There's one caveat. Strictly speaking a pure state is characterized by a normalized vector in Hilbert space modulo a phase, a socalled ray. That becomes important later when it comes, e.g., to the question of which spin quantum numbers are allowed, and since a state is determined by only a ray not by a Hilbert space vector, it's allowed that the rotation around 360 degrees multiplies the state with a phase. As the analysis of the angular-momentum commutation relations show there are indeed half-integer spins allowed by the algebra. Now a angular-momentum component in direction of an axis defines a rotation around this axis, and for a half-integer spin the rotation around 360 degrees multiplies any (allowed) state vector with a factor of -1. But that doesn't matter, because this state vector is in the ray defined by the original state vector and thus describes the same state. So for the very important fact that there are spin-1/2 particles making up the matter around us (and we are made ourselves) it is important to keep in mind that pure states are represented by rays in Hilbert space.
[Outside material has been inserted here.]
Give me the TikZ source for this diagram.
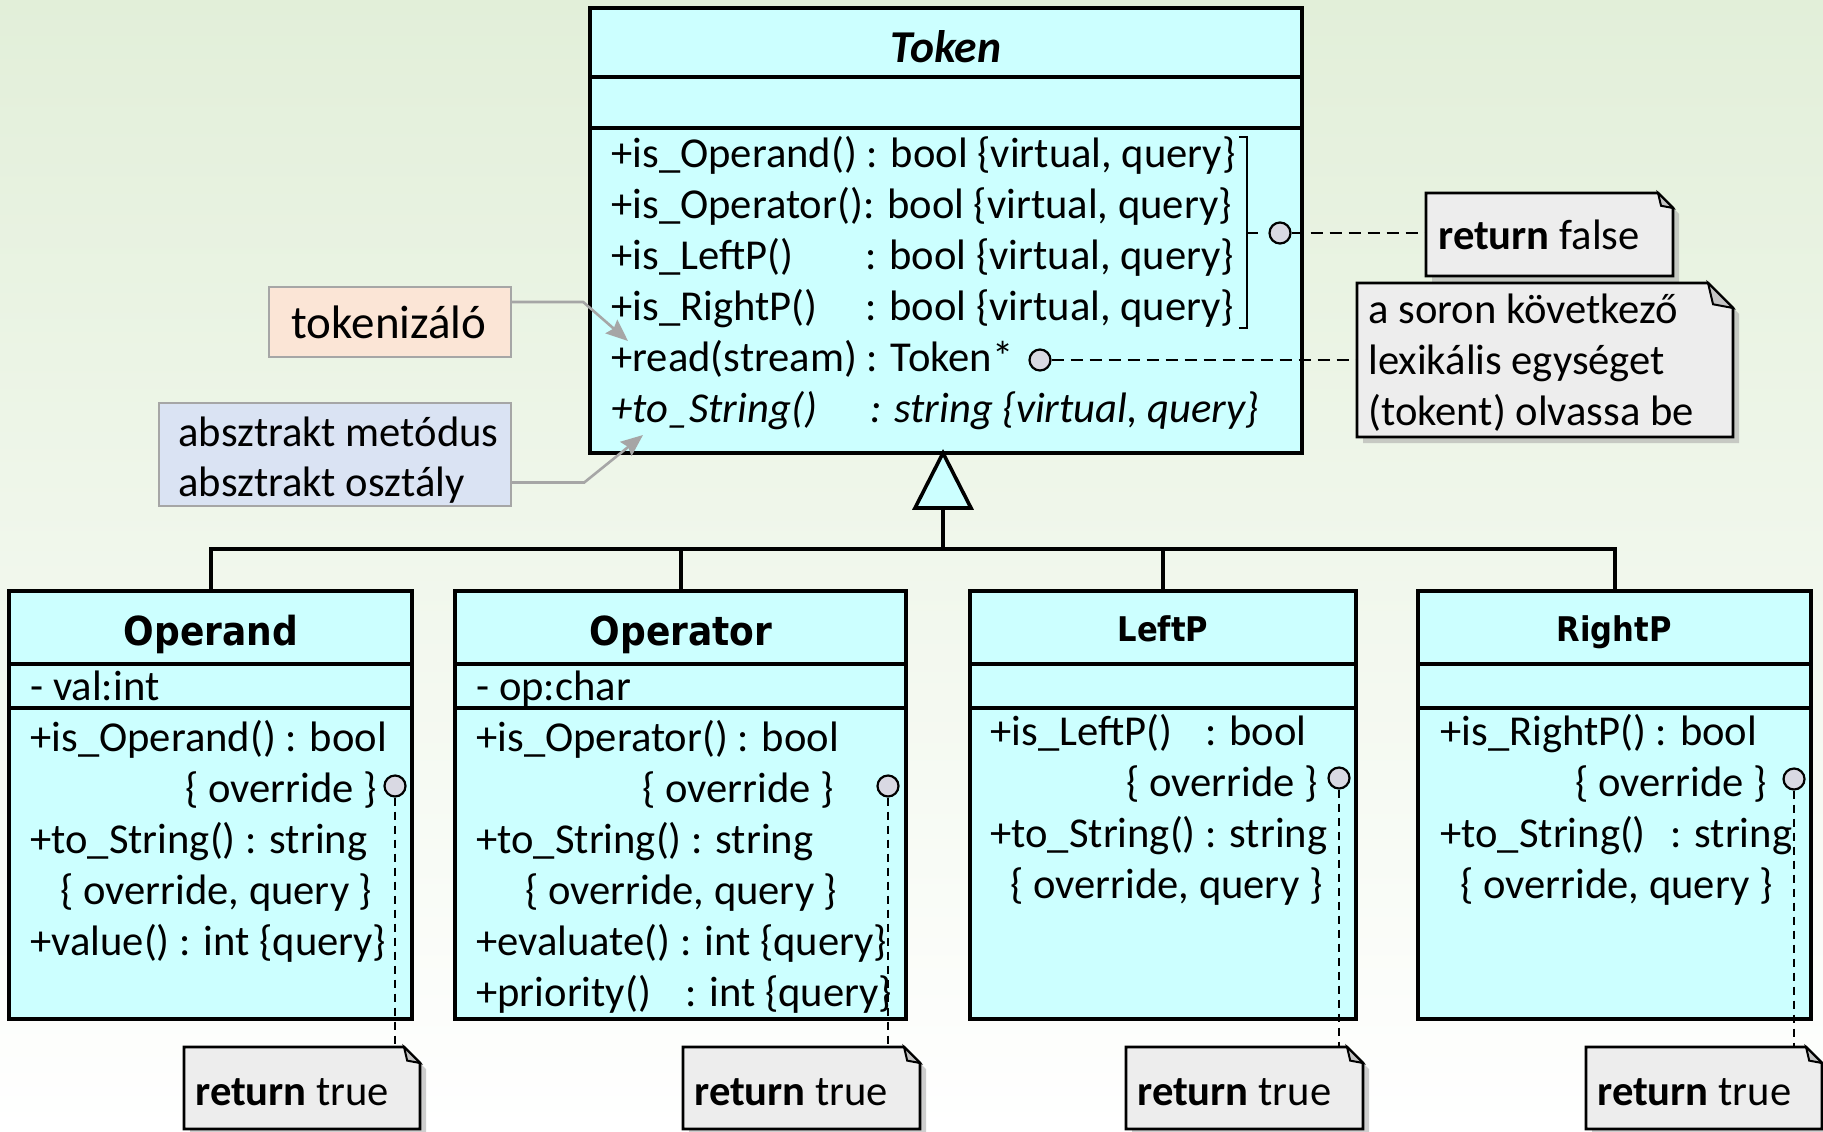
\documentclass[tikz,border=0pt]{standalone}
\usepackage{fontspec}
\setmainfont{Carlito}
\newfontfamily\clsfont[FakeStretch=0.9]{DejaVu Sans}
\usetikzlibrary{arrows.meta,calc,fit}
\definecolor{clsfill}{HTML}{CCFFFF}
\definecolor{notefill}{HTML}{EDEDED}
\definecolor{foldfill}{HTML}{C4C4C4}
\definecolor{dotfill}{HTML}{D9D9E3}
\definecolor{tokfill}{HTML}{FBE5D6}
\definecolor{absfill}{HTML}{DAE3F3}
\definecolor{labborder}{HTML}{A6A6A6}
\definecolor{bgtop}{HTML}{E2EFD9}
\definecolor{bgbot}{HTML}{FFFFFF}
\newcommand\mknote[6]{%
  \node[fit={(#2,#3) (#4,#5)}, inner sep=0pt] (#1) {};
  \fill[black!35, opacity=.55] (#2+6,#3+6) -- (#4-#6+6,#3+6) -- (#4+6,#3+#6+6) -- (#4+6,#5+6) -- (#2+6,#5+6) -- cycle;
  \filldraw[notestyle] (#2,#3) -- (#4-#6,#3) -- (#4,#3+#6) -- (#4,#5) -- (#2,#5) -- cycle;
  \filldraw[foldstyle] (#4-#6,#3) -- (#4-0.8*#6,#3+0.85*#6) -- (#4,#3+#6) -- cycle;
}
\newcommand\mkclass[7]{%
  \node[clsbox, fit={(#2,#3) (#4,#5)}] (#1) {};
  \draw[divline] (#2,#6) -- (#4,#6);
  \draw[divline] (#2,#7) -- (#4,#7);
}
\begin{document}
\begin{tikzpicture}[x=0.5pt,y=-0.5pt,
  clsbox/.style={draw=black, fill=clsfill, line width=2pt, inner sep=0pt},
  divline/.style={line width=1.8pt},
  notestyle/.style={draw=black, fill=notefill, line width=1.3pt, line join=miter},
  foldstyle/.style={draw=black, fill=foldfill, line width=1pt},
  mt/.style={anchor=base west, inner sep=0pt, font=\fontsize{21.3}{25.6}\selectfont},
  ttl/.style={anchor=base, inner sep=0pt},
  dot/.style={circle, draw=black, fill=dotfill, line width=1.1pt, minimum size=10.5pt, inner sep=0pt},
  dashtop/.style={line width=1.1pt, dash pattern=on 6pt off 3.5pt},
  dashbot/.style={line width=0.9pt, dash pattern=on 4pt off 3pt},
  lab/.style={draw=labborder, line width=1.2pt, inner sep=0pt},
  garrow/.style={draw=labborder, line width=1.3pt, -{Stealth[length=11pt, width=9pt, inset=1.5pt]}},
  hier/.style={line width=2pt},
  tri/.style={draw=black, fill=clsfill, line width=1.8pt, line join=miter},
  bracket/.style={line width=1.2pt}
]
\useasboundingbox (0,0) rectangle (1823,1131);
\shade[top color=bgtop, bottom color=bgbot] (0,0) rectangle (1823,1131);

% ---------- label boxes ----------
\node[lab, fill=tokfill, fit={(269,287) (511,357)}] (tok) {};
\node[ttl, font=\fontsize{23.5}{28}\selectfont] (tokt) at (389,338) {tokenizáló};
\node[lab, fill=absfill, fit={(159,403) (511,506)}] (abs) {};
\node[mt] (abs1) at (178,446) {absztrakt metódus};
\node[mt] (abs2) at (178,496) {absztrakt osztály};

% ---------- Token ----------
\mkclass{token}{590}{8}{1302}{453}{77}{128}
\node[ttl, font=\fontsize{22.8}{27}\selectfont\bfseries\itshape] (tokenname) at (946,62) {Token};
\node[mt] (t1) at (611,167) {+is\_Operand() : bool \{virtual, query\}};
\node[mt] (t2) at (611,218) {+is\_Operator(): bool \{virtual, query\}};
\node[mt] (t3) at (611,269) {\makebox[127pt][l]{+is\_LeftP()}: bool \{virtual, query\}};
\node[mt] (t4) at (611,320) {\makebox[127pt][l]{+is\_RightP()}: bool \{virtual, query\}};
\node[mt] (t5) at (611,371) {+read(stream) : Token*};
\node[mt] (t6) at (611,422) {\itshape\makebox[129.5pt][l]{+to\_String()}: string \{virtual, query\}};
\draw[bracket] (1239,137) -- (1247,137) -- (1247,328) -- (1239,328);
\draw[bracket] (1247,233) -- (1258,233);

% arrows from labels
\coordinate (tokhead) at (628,341);
\coordinate (abshead) at (643,435);
\draw[garrow] ([yshift=10pt]tok.east) -- ++(71,0) -- (tokhead);
\draw[garrow] ([yshift=-14pt]abs.east) -- ++(72,0) -- (abshead);

% ---------- hierarchy ----------
\coordinate (apex) at (943,453);
\coordinate (tribase) at (943,508);
\coordinate (bar) at (943,549);

% ---------- subclasses ----------
\mkclass{operand}{9}{591}{412}{1019}{664}{708}
\mkclass{operator}{455}{591}{906}{1019}{664}{708}
\mkclass{leftp}{970}{591}{1356}{1019}{664}{708}
\mkclass{rightp}{1418}{591}{1811}{1019}{664}{708}

\draw[hier] (tribase) -- (bar);
\draw[hier] (operand.north) |- (bar) -| (rightp.north);
\draw[hier] (operator.north) -- (operator.north |- bar);
\draw[hier] (leftp.north) -- (leftp.north |- bar);
\filldraw[tri] (apex) -- ++(28,55) -- ++(-56,0) -- cycle;

% Operand
\node[ttl, font=\clsfont\fontsize{20}{24}\selectfont\bfseries] (operandname) at (211,645) {Operand};
\node[mt] (o0) at (30,700) {- val:int};
\node[mt] (o1) at (30,751) {+is\_Operand() : bool};
\node[mt] (o2) at (185,802) {\{ override \}};
\node[mt] (o3) at (30,853) {+to\_String() : string};
\node[mt] (o4) at (60,904) {\{ override, query \}};
\node[mt] (o5) at (30,955) {+value() : int \{query\}};

% Operator
\node[ttl, font=\clsfont\fontsize{20}{24}\selectfont\bfseries] (operatorname) at (681,645) {Operator};
\node[mt] (p0) at (476,700) {- op:char};
\node[mt] (p1) at (476,751) {+is\_Operator() : bool};
\node[mt] (p2) at (642,802) {\{ override \}};
\node[mt] (p3) at (476,853) {+to\_String() : string};
\node[mt] (p4) at (525,904) {\{ override, query \}};
\node[mt] (p5) at (476,955) {+evaluate() : int \{query\}};
\node[mt] (p6) at (476,1006) {\makebox[104.5pt][l]{+priority()}: int \{query\}};

% LeftP
\node[ttl, font=\clsfont\fontsize{17}{20}\selectfont\bfseries] (leftpname) at (1163,641) {LeftP};
\node[mt] (l1) at (990,745) {\makebox[107.5pt][l]{+is\_LeftP()}: bool};
\node[mt] (l2) at (1126,796) {\{ override \}};
\node[mt] (l3) at (990,847) {+to\_String() : string};
\node[mt] (l4) at (1010,898) {\{ override, query \}};

% RightP
\node[ttl, font=\clsfont\fontsize{17}{20}\selectfont\bfseries] (rightpname) at (1614,641) {RightP};
\node[mt] (r1) at (1440,745) {+is\_RightP() : bool};
\node[mt] (r2) at (1575,796) {\{ override \}};
\node[mt] (r3) at (1440,847) {\makebox[115pt][l]{+to\_String()}: string};
\node[mt] (r4) at (1460,898) {\{ override, query \}};

% ---------- notes ----------
\node[dot] (c1) at (1280,233) {};
\node[dot] (c2) at (1040,360) {};
\node[dot] (c3) at (395,786) {};
\node[dot] (c4) at (888,786) {};
\node[dot] (c5) at (1339,778) {};
\node[dot] (c6) at (1794,779) {};

\mknote{n1}{1426}{193}{1673}{276}{15}
\mknote{n2}{1357}{283}{1733}{437}{25}
\mknote{n3}{184}{1047}{420}{1129}{16}
\mknote{n4}{683}{1047}{920}{1129}{16}
\mknote{n5}{1126}{1047}{1363}{1129}{16}
\mknote{n6}{1586}{1047}{1822}{1129}{16}

\draw[dashtop] (c1.east) -- (c1.east -| n1.west);
\draw[dashtop] (c2.east) -- (c2.east -| n2.west);
\draw[dashbot] (c3.south) -- (c3.south |- n3.north);
\draw[dashbot] (c4.south) -- (c4.south |- n4.north);
\draw[dashbot] (c5.south) -- (c5.south |- n5.north);
\draw[dashbot] (c6.south) -- (c6.south |- n6.north);

\node[mt] (n1t) at (1438,249) {\textbf{return} false};
\node[mt] (n2a) at (1368,323) {a soron következő};
\node[mt] (n2b) at (1368,374) {lexikális egységet};
\node[mt] (n2c) at (1368,425) {(tokent) olvassa be};
\node[mt] (n3t) at (195,1105) {\textbf{return} true};
\node[mt] (n4t) at (694,1105) {\textbf{return} true};
\node[mt] (n5t) at (1137,1105) {\textbf{return} true};
\node[mt] (n6t) at (1597,1105) {\textbf{return} true};
\end{tikzpicture}
\end{document}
These rays are a bit unconvenient to work with. But as was explained in the recent threads here in the forum you can describe all states, including pure ones as statistical operators, i.e., self-adjoint positive semidefinite operators of trace 1. The pure states are then precisely those that can be written as
$$\hat{\rho}=|\psi \rangle \langle \psi|$$
with ##|\psi \rangle## being a vector normalized to 1. Note that any representant of a ray leads to the same statistical operator, because if
$$|\psi' \rangle=\exp(\mathrm{i} \varphi) |\psi \rangle, \quad \varphi \in \mathbb{R}$$
then
$$\langle \psi'|=\exp(-\mathrm{i} \varphi) \langle \psi|$$
and thus
$$\hat{\rho}'=|\psi' \rangle \langle \psi'| = |\psi \rangle \langle \psi|=\hat{\rho},$$
i.e., the freedom to choose an arbitrary phase to represent the same pure state doesn't matter if you use the statistical operator for the pure state.